Prisces
Eglise de la Nativité-de-la-Sainte-Vierge. Certainement la tour-donjon la plus haute de Thiérache (vingt cinq mètres). Ce très haut donjon est flanqué, aux extrémités d’une
diagonale, de deux tours cylindriques, permettant à la fois l’accès aux étages de salles de défense, d’oberver tout autour de l’église, et d’envoyer des tirs flanqués pour la défense des murs de
l’église. Le corps central du donjon ne comporte pas de meurtrières. Le diamètre des tours va en rétrécissant, lorsqu’on s’élève vers le haut du donjon. La tour de gauche mesure trois mètres de
diamètre, et contient quatre ou cinq étages de défense, formant des postes de combat. La tour opposée contient un escalier à vis, et des meurtrières qui permettent des tirs sur les deux côtés du
donjon. Au dessus du vestibule, des salles de défense mesurent sept mètres au carré. Le mur très épais du donjon, est élevé, pour l’extérieur en briques, et pour la partie centrale en pierres
blanches. L’intérieur est parfois en briques, parfois en pierres. Cette alliance des deux matériaux est courante. En effet, la brique est plus souple d’emploi, et résiste mieux aux coups des
armes à feu, que la pierre. De plus, elle demande moins de force physique pour sa mise en oeuvre, et ainsi les réparations après les attaques sont plus faciles. Il est donc courant que des
donjons ou des tours soient constitués de murs élevés avec les deux matériaux : un intérieur en pierres, et un parement en briques. Les voûtes et les planchers des divers étages ont
disparu.
Cet édifice a connu au XIXème siècle, une aventure assez extraordinaire : la rébellion des femmes du village.

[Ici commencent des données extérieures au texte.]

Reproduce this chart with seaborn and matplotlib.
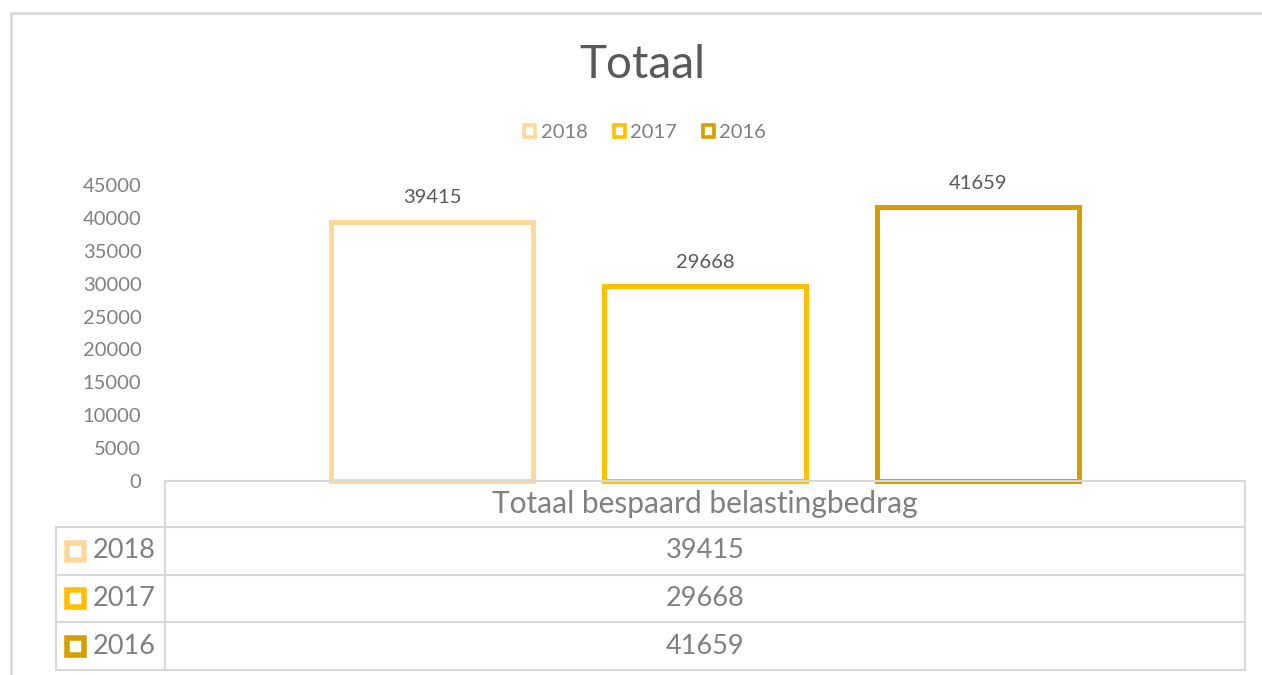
import matplotlib
matplotlib.use("Agg")
import matplotlib.pyplot as plt
from matplotlib.patches import Rectangle, Patch
from matplotlib.lines import Line2D
import seaborn as sns
import pandas as pd

# ---- data ----
years = ["2018", "2017", "2016"]
values = [39415, 29668, 41659]
category = "Totaal bespaard belastingbedrag"
title = "Totaal"
yticks = [0, 5000, 10000, 15000, 20000, 25000, 30000, 35000, 40000, 45000]
colors = ["#FFD89B", "#FFC000", "#D4A000"]

W, H = 1262, 675
sns.set_theme(style="white")
plt.rcParams["font.family"] = ["Lato", "DejaVu Sans"]

fig = plt.figure(figsize=(W / 100, H / 100), dpi=100)
fig.patch.set_facecolor("white")

def fx(px):
    return px / W

def fy(py):
    return 1 - py / H

grid_c = "#D9D9D9"
txt_c = "#808080"
dark_c = "#595959"

# outer frame
fig.add_artist(Line2D([fx(11), fx(11)], [fy(13), fy(680)], color=grid_c, lw=2))
fig.add_artist(Line2D([fx(11), fx(1270)], [fy(13), fy(13)], color=grid_c, lw=2))

# axes
ax = fig.add_axes([fx(165), fy(481), fx(1245) - fx(165), fy(185) - fy(481)])
df = pd.DataFrame({"year": years, "value": values})
sns.barplot(data=df, x="year", y="value", hue="year", order=years, hue_order=years,
            palette=colors, fill=False, linewidth=3.6, width=0.74, legend=False,
            dodge=False, ax=ax)
for p, c in zip(ax.patches, colors):
    p.set_edgecolor(c)
    p.set_facecolor("none")
    p.set_linewidth(3.6)
    p.set_joinstyle("miter")
    p.set_clip_on(False)

ax.set_xlim(-0.978, 2.978)
ax.set_ylim(0, 45000)
ax.set_yticks(yticks)
ax.set_yticklabels([str(t) for t in yticks], color=txt_c, fontsize=14.5)
ax.tick_params(axis="y", length=0, pad=17)
ax.set_xticks([])
ax.set_xlabel("")
ax.set_ylabel("")
for s in ax.spines.values():
    s.set_visible(False)
ax.patch.set_alpha(0)

for container in ax.containers:
    ax.bar_label(container, fmt="%d", padding=11, color=dark_c, fontsize=14.5)

# title
fig.text(fx(642), fy(65), title, ha="center", va="center", fontsize=33, color=dark_c)

# legend
handles = [Patch(facecolor="white", edgecolor=c, linewidth=2.6, label=y) for y, c in zip(years, colors)]
fig.legend(handles=handles, loc="center", bbox_to_anchor=(fx(645), fy(133)), ncol=3,
           frameon=False, fontsize=14.5, handlelength=0.55, handleheight=0.55,
           handletextpad=0.25, columnspacing=1.3, labelcolor=txt_c)

# data table
tl = 1.5
row_y = [481, 527, 575, 622, 670]
fig.add_artist(Line2D([fx(165), fx(1245)], [fy(481), fy(481)], color=grid_c, lw=tl))
for yy in row_y[1:]:
    fig.add_artist(Line2D([fx(56), fx(1245)], [fy(yy), fy(yy)], color=grid_c, lw=tl))
fig.add_artist(Line2D([fx(165), fx(165)], [fy(481), fy(670)], color=grid_c, lw=tl))
fig.add_artist(Line2D([fx(1245), fx(1245)], [fy(481), fy(670)], color=grid_c, lw=tl))
fig.add_artist(Line2D([fx(56), fx(56)], [fy(527), fy(670)], color=grid_c, lw=tl))

fig.text(fx(705), fy(504), category, ha="center", va="center", fontsize=21.5, color=txt_c)
for i, (y, v, c) in enumerate(zip(years, values, colors)):
    cy = (row_y[i + 1] + row_y[i + 2]) / 2
    fig.add_artist(Rectangle((fx(67), fy(cy + 8.5)), fx(17), 17 / H, facecolor="white",
                             edgecolor=c, linewidth=4, joinstyle="miter", transform=fig.transFigure))
    fig.text(fx(93), fy(cy), y, ha="left", va="center", fontsize=19.5, color=txt_c)
    fig.text(fx(705), fy(cy), str(v), ha="center", va="center", fontsize=19.5, color=txt_c)

fig.savefig("out.png", dpi=100, facecolor="white")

En 1848, le gouvernement impose un impôt nouveau, «les quarante cinq centimes», qui devient rapidement très impopulaire, surtout dans les ménages ouvriers à faible revenu. La loi est vôtée, les
Prefets et sous-Prefets chargés de son application par les percepteurs. Une note de la Préfecture incite dailleurs les percepteurs à la plus grande rigueur et à la plus grande sévérité. Dans la
commune de Prisces, le jour de la perception de l’impôt, la révolte gronde. Ce sont surtout les femmes, directement touchées dans le budget du ménage, qu’on entend le plus. Le percepteur est
«isolé» dans sa maison de Prisces. Il va même jusqu’à ressortir le vieux fusil qu’il rangeait habituellement dans l’immense horloge de parquet de son salon. Il veille dans la cour de la maison,
le fusil au bras. La rumeur de la révolte arrive vite à Vervins ! Une réunion de crise s’improvise à la Sous-Préfecture... Les forces disponibles sont réunies... Gendarmes, pompiers, tous se
prêtent volontaires pour mater la rébéllion ! Les femmes, voulant observer l’arrivée des forces publiques, se sont enfermées dans le donjon de l’église. La troupe est aperçue, venant du chemin de
Lugny. Au moment de franchir le petit pont de la rivière, l’officier des pompiers s’engage fièrement en premier... et finit tout habillé dans la rivière... Quelqu’un aurait-il sournoisement scié
les poutres du petit pont ? On le ramène sans trop de mal... C’est que la rivière n’est pas bien large ! Du côté du village, le tocsin sonne. Les femmes ont vu la scène. Quelques temps plus tard,
la troupe des paysans rassemblés sur la place, face à la demeure du percepteur est assez rapidement dispersée. L’ardeur de l’officier de pompiers n’a de pareille que l’humidité de son uniforme.
Il ne reste plus que les femmes qui sont réfugiées dans le clocher-donjon. De la paille humide, à laquelle on met le feu, aura raison de leur vaillance ; elles sortent petit à petit,
toussant et crachant la fumée... L’affaire sera définitivement close dans les mois suivants, quand un jugement au tribunal de Vervins infligera tout de même amendes et jours de prison. Tout de
même...!
Anecdote... Du 21 janvier au 9 février 1918, Prisces est le lieu de cantonnement du caporal Hitler.